Ella: ¿Iras a votar el domingo?
Yo : No, no tengo el derecho a voto
Ella: Y si lo tienes, irías a votar?
Yo : No Tengo el derecho a voto
Ella: Si, Si, entiendo. Pero en el caso que tengas, irías a votar?
Yo : No tengo el derecho a voto
Ella: Enserio… ¿Irías a votar?
Yo : Iré a vomitar porque votar no puedo.

Ela: Você vai votar no domingo?
Eu: Eu não tenho direito a voto.
Ela: E se tivesse, votaria?
Eu: Eu não tenho direito a voto.
Ela: Sim, sim, entendo. Mas se você tivesse, votaria?
Eu: Eu não tenho direito a voto.
Ela: É sério… você votaria?
Eu: Vou vomitar, porque votar não posso.

Fátima Aatar, antropóloga e ativista, refletiu sobre a não inclusão de residentes estrangeiros na votação para a revista La Directa:

…com és possible que en un exercici de desobediència política, jurídica i social no s’hagi desobeït en aquesta qüestió concreta? Per què s’ha escollit heretar la Llei d’estrangeria espanyola tenint en compte que és de les qüestions més característiques del règim? Desobediència? Quan i per a qui?

…como é possível que em um ato de desobediência política, jurídica e social, não tenha havido desobediência nesta questão em particular? Por que escolheram herdar a lei de imigração espanhola, sendo que é uma das questões mais características do regime? Desobediência? Quando e por quem?

Fazendo um paralelo entre a violência física e administrativa exercida pelo Estado espanhol contra os imigrantes e a repressão durante o referendo, Moha Gereou, jornalista e ativista residente em Madri, disse:

Se você não é da Espanha, mas quer participar, é alvo de violência.

Se você é da Espanha, mas não quer participar, é alvo de violência.

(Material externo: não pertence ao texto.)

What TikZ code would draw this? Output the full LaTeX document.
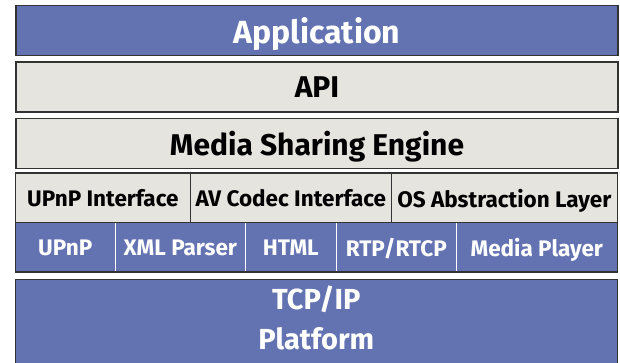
\documentclass[tikz,border=0pt]{standalone}
\usepackage{fontspec}
\setmainfont{Fira Sans}
\usetikzlibrary{
	positioning,
	fit
}
\definecolor{layerblue}{HTML}{6373B1}
\definecolor{layergray}{HTML}{E5E4DE}
\definecolor{edgegray}{HTML}{333333}

\begin{document}
\begin{tikzpicture}[x=1pt,y=1pt,node distance=5pt,
	layer/.style={draw=edgegray,line width=1.4pt,minimum width=602pt,minimum height=50pt,inner sep=0pt,text depth=0pt,font=\bfseries\fontsize{30}{36}\selectfont},
	bluelayer/.style={layer,fill=layerblue,text=white},
	graylayer/.style={layer,fill=layergray,text=black},
	cell/.style={minimum height=50pt,inner sep=0pt,outer sep=0pt,text depth=0pt,font=\bfseries\fontsize{22.5}{26}\selectfont},
	ifcell/.style={cell,draw=edgegray,line width=1.4pt,fill=layergray,text=black},
	libcell/.style={cell,minimum height=49pt,fill=layerblue,text=white}]
	\useasboundingbox (0,0) rectangle (620,-363);
	\clip (0,0) rectangle (620,-363);

	\node[bluelayer,font=\bfseries\fontsize{32}{36}\selectfont] (app) at (317,-30.5) {Application};
	\node[graylayer,below=of app] (api) {API};
	\node[graylayer,below=of api] (mse) {Media Sharing Engine};

	\node[ifcell,minimum width=175pt,below=4pt of mse.south west,anchor=north west] (upnpif) {UPnP Interface};
	\node[ifcell,minimum width=201pt,right=0pt of upnpif] (avif) {AV Codec Interface};
	\node[ifcell,minimum width=226pt,right=0pt of avif] (osal) {OS Abstraction Layer};

	\node[libcell,minimum width=100pt,below=0pt of upnpif.south west,anchor=north west] (upnp) {UPnP};
	\node[libcell,minimum width=130pt,right=0pt of upnp] (xml) {XML Parser};
	\node[libcell,minimum width=91pt,right=0pt of xml] (html) {HTML};
	\node[libcell,minimum width=120pt,right=0pt of html] (rtp) {RTP/RTCP};
	\node[libcell,minimum width=161pt,right=0pt of rtp] (player) {Media Player};

	\draw[white,line width=1.5pt] (upnp.north east) -- (upnp.south east);
	\draw[white,line width=1.5pt] (xml.north east) -- (xml.south east);
	\draw[white,line width=1.5pt] (html.north east) -- (html.south east);
	\draw[white,line width=1.5pt] (rtp.north east) -- (rtp.south east);
	\node[fit=(upnpif)(player),draw=edgegray,line width=1.4pt,inner sep=0pt] (stack) {};

	\node[bluelayer,minimum height=100pt,below=6pt of stack] (platform) {};
	\node[text=white,align=center,font=\bfseries\fontsize{29}{40}\selectfont,below=4pt of platform.north] (platformtext) {TCP/IP\\Platform};
\end{tikzpicture}
\end{document}
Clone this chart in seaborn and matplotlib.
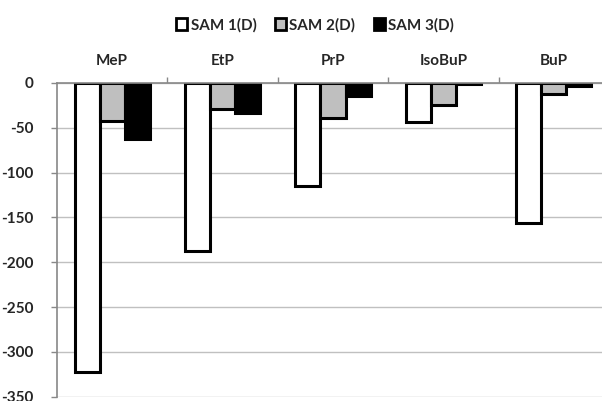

Muitas coisas ainda acontecerão nas próximas semanas e meses. É difícil prever o que pode acontecer, mas está claro que a Espanha e a Catalunha estão enfrentando um dos processos mais complexos e decisivos de sua história democrática recente, e a maneira como as instituições responderem marcará o futuro do Estado, dos povos que o formam e, acima de tudo, dos cidadãos comuns.